In the longer term, the hope is that planning reforms, infrastructure investment and other growth initiatives will unlock the much-needed funding. But those policies, however well-designed and well-executed, will take time to pay off. And Labour have got problems that need attention in the here and now. 

So, what are the options? Borrowing, perhaps. But the government can’t borrow too much more without bumping up against its “iron-clad” fiscal rules – the rules the Chancellor assures us are non-negotiable. 

Which leaves taxes. Here, too, the Chancellor has limited her options. She has ruled out future increases in income tax, national insurance contributions, VAT (other than on private school fees) and the main rate of corporation tax. In other words, the biggest revenue raisers. What’s left? 

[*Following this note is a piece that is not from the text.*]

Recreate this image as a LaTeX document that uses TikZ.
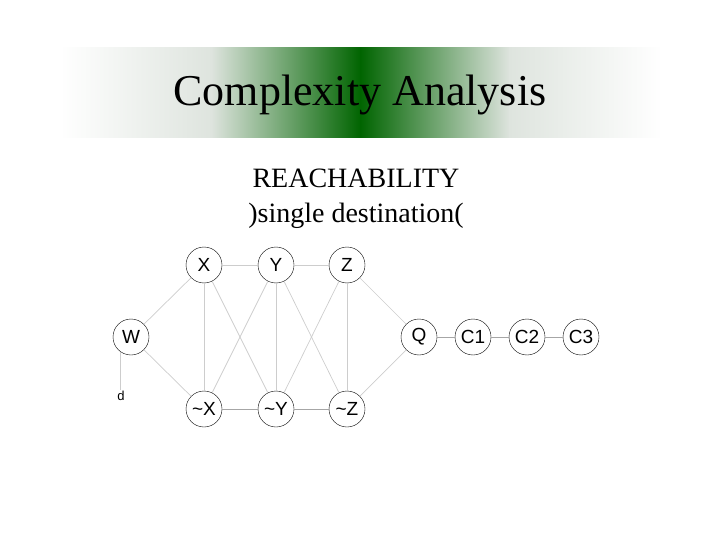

There are persistent rumours that she’ll look to raise more from capital gains, by taxing income from property or shares at a similar rate to income from work. She may look to raise more from inheritance tax, where scrapping some of the reliefs for businesses and agricultural land could raise a billion or two. She could raise a bit by paring back some of the overly generous aspects of pensions tax relief. She could extend the freeze in income tax thresholds by another year without breaching the letter of her promise. The Treasury will no doubt have prepared a long list of possible revenue raisers, some more stealthy than others. 

The speech on Monday is unlikely to spell out any of this in detail. But it might be a recognition of the fiscal reality. Better late than never.